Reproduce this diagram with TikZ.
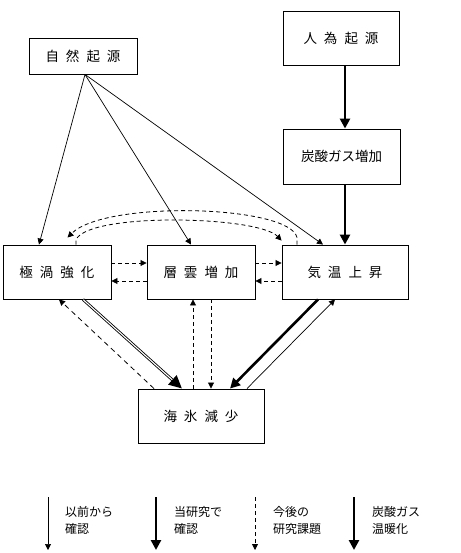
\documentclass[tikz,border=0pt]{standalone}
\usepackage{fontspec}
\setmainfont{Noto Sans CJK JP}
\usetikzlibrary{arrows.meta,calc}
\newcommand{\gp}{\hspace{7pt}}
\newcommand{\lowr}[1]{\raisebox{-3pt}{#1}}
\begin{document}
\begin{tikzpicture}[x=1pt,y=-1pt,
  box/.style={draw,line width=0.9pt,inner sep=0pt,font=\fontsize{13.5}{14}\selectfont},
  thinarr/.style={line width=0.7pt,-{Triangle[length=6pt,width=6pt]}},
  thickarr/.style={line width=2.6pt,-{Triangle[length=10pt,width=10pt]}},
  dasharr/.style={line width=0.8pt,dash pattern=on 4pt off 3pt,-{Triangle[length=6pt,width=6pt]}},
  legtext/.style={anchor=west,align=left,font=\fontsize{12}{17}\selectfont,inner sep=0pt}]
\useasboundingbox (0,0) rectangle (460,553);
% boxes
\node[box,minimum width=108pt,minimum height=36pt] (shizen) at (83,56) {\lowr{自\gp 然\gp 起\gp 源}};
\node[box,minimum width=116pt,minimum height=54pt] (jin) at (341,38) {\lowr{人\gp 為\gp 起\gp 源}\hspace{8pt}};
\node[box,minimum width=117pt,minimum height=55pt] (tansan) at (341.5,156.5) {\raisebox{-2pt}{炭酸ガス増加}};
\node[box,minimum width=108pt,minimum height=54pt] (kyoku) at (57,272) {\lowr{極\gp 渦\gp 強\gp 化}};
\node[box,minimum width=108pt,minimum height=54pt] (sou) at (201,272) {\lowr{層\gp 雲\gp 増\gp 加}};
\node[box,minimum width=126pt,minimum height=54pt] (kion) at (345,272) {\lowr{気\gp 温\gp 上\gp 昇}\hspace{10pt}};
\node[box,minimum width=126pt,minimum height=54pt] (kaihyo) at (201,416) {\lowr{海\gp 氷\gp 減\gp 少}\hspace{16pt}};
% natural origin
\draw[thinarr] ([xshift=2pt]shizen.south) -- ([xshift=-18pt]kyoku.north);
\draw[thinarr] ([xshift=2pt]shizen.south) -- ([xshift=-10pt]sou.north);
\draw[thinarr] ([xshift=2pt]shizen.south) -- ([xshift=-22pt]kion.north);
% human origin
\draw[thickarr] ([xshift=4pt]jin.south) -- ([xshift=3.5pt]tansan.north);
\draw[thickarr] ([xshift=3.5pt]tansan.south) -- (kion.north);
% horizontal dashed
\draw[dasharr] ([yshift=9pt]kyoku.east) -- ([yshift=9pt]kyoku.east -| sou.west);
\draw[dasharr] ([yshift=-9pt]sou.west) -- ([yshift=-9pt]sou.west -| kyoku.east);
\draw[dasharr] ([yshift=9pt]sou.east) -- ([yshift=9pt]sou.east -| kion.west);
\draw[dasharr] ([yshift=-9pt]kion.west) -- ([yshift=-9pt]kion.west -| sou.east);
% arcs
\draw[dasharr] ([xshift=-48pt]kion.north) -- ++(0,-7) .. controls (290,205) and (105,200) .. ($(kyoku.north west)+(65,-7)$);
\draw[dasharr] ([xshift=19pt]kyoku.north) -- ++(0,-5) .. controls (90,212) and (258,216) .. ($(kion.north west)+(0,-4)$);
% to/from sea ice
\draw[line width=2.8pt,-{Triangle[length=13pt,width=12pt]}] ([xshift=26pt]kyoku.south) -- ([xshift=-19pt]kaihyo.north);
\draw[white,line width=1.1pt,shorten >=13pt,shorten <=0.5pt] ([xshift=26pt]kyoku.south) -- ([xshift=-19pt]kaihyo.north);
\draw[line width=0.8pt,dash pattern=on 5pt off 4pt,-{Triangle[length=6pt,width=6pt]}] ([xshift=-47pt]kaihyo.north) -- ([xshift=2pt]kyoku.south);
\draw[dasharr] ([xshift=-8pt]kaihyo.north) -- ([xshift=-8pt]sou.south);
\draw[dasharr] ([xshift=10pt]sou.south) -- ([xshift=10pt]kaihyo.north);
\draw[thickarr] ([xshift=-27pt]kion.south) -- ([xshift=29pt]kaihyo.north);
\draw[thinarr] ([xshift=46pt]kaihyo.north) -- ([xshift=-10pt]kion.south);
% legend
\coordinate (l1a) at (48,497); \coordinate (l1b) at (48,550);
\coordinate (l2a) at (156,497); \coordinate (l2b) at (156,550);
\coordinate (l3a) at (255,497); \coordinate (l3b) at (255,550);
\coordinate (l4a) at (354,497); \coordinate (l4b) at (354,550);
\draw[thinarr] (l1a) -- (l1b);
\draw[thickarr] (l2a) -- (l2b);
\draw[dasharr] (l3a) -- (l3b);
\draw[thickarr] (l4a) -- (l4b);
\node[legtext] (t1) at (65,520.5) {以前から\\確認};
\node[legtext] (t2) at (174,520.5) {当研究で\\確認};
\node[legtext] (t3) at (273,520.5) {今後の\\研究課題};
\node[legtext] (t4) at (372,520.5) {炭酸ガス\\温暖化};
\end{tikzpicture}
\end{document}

──────────────────────────────

Set task: Word for word, quote the full listing, omitting every picture.

Exercise response:
Reproduce this diagram with TikZ.
\documentclass[tikz,border=0pt]{standalone}
\usepackage{fontspec}
\setmainfont{Noto Sans CJK JP}
\usetikzlibrary{arrows.meta,calc}
\newcommand{\gp}{\hspace{7pt}}
\newcommand{\lowr}[1]{\raisebox{-3pt}{#1}}
\begin{document}
\begin{tikzpicture}[x=1pt,y=-1pt,
  box/.style={draw,line width=0.9pt,inner sep=0pt,font=\fontsize{13.5}{14}\selectfont},
  thinarr/.style={line width=0.7pt,-{Triangle[length=6pt,width=6pt]}},
  thickarr/.style={line width=2.6pt,-{Triangle[length=10pt,width=10pt]}},
  dasharr/.style={line width=0.8pt,dash pattern=on 4pt off 3pt,-{Triangle[length=6pt,width=6pt]}},
  legtext/.style={anchor=west,align=left,font=\fontsize{12}{17}\selectfont,inner sep=0pt}]
\useasboundingbox (0,0) rectangle (460,553);
% boxes
\node[box,minimum width=108pt,minimum height=36pt] (shizen) at (83,56) {\lowr{自\gp 然\gp 起\gp 源}};
\node[box,minimum width=116pt,minimum height=54pt] (jin) at (341,38) {\lowr{人\gp 為\gp 起\gp 源}\hspace{8pt}};
\node[box,minimum width=117pt,minimum height=55pt] (tansan) at (341.5,156.5) {\raisebox{-2pt}{炭酸ガス増加}};
\node[box,minimum width=108pt,minimum height=54pt] (kyoku) at (57,272) {\lowr{極\gp 渦\gp 強\gp 化}};
\node[box,minimum width=108pt,minimum height=54pt] (sou) at (201,272) {\lowr{層\gp 雲\gp 増\gp 加}};
\node[box,minimum width=126pt,minimum height=54pt] (kion) at (345,272) {\lowr{気\gp 温\gp 上\gp 昇}\hspace{10pt}};
\node[box,minimum width=126pt,minimum height=54pt] (kaihyo) at (201,416) {\lowr{海\gp 氷\gp 減\gp 少}\hspace{16pt}};
% natural origin
\draw[thinarr] ([xshift=2pt]shizen.south) -- ([xshift=-18pt]kyoku.north);
\draw[thinarr] ([xshift=2pt]shizen.south) -- ([xshift=-10pt]sou.north);
\draw[thinarr] ([xshift=2pt]shizen.south) -- ([xshift=-22pt]kion.north);
% human origin
\draw[thickarr] ([xshift=4pt]jin.south) -- ([xshift=3.5pt]tansan.north);
\draw[thickarr] ([xshift=3.5pt]tansan.south) -- (kion.north);
% horizontal dashed
\draw[dasharr] ([yshift=9pt]kyoku.east) -- ([yshift=9pt]kyoku.east -| sou.west);
\draw[dasharr] ([yshift=-9pt]sou.west) -- ([yshift=-9pt]sou.west -| kyoku.east);
\draw[dasharr] ([yshift=9pt]sou.east) -- ([yshift=9pt]sou.east -| kion.west);
\draw[dasharr] ([yshift=-9pt]kion.west) -- ([yshift=-9pt]kion.west -| sou.east);
% arcs
\draw[dasharr] ([xshift=-48pt]kion.north) -- ++(0,-7) .. controls (290,205) and (105,200) .. ($(kyoku.north west)+(65,-7)$);
\draw[dasharr] ([xshift=19pt]kyoku.north) -- ++(0,-5) .. controls (90,212) and (258,216) .. ($(kion.north west)+(0,-4)$);
% to/from sea ice
\draw[line width=2.8pt,-{Triangle[length=13pt,width=12pt]}] ([xshift=26pt]kyoku.south) -- ([xshift=-19pt]kaihyo.north);
\draw[white,line width=1.1pt,shorten >=13pt,shorten <=0.5pt] ([xshift=26pt]kyoku.south) -- ([xshift=-19pt]kaihyo.north);
\draw[line width=0.8pt,dash pattern=on 5pt off 4pt,-{Triangle[length=6pt,width=6pt]}] ([xshift=-47pt]kaihyo.north) -- ([xshift=2pt]kyoku.south);
\draw[dasharr] ([xshift=-8pt]kaihyo.north) -- ([xshift=-8pt]sou.south);
\draw[dasharr] ([xshift=10pt]sou.south) -- ([xshift=10pt]kaihyo.north);
\draw[thickarr] ([xshift=-27pt]kion.south) -- ([xshift=29pt]kaihyo.north);
\draw[thinarr] ([xshift=46pt]kaihyo.north) -- ([xshift=-10pt]kion.south);
% legend
\coordinate (l1a) at (48,497); \coordinate (l1b) at (48,550);
\coordinate (l2a) at (156,497); \coordinate (l2b) at (156,550);
\coordinate (l3a) at (255,497); \coordinate (l3b) at (255,550);
\coordinate (l4a) at (354,497); \coordinate (l4b) at (354,550);
\draw[thinarr] (l1a) -- (l1b);
\draw[thickarr] (l2a) -- (l2b);
\draw[dasharr] (l3a) -- (l3b);
\draw[thickarr] (l4a) -- (l4b);
\node[legtext] (t1) at (65,520.5) {以前から\\確認};
\node[legtext] (t2) at (174,520.5) {当研究で\\確認};
\node[legtext] (t3) at (273,520.5) {今後の\\研究課題};
\node[legtext] (t4) at (372,520.5) {炭酸ガス\\温暖化};
\end{tikzpicture}
\end{document}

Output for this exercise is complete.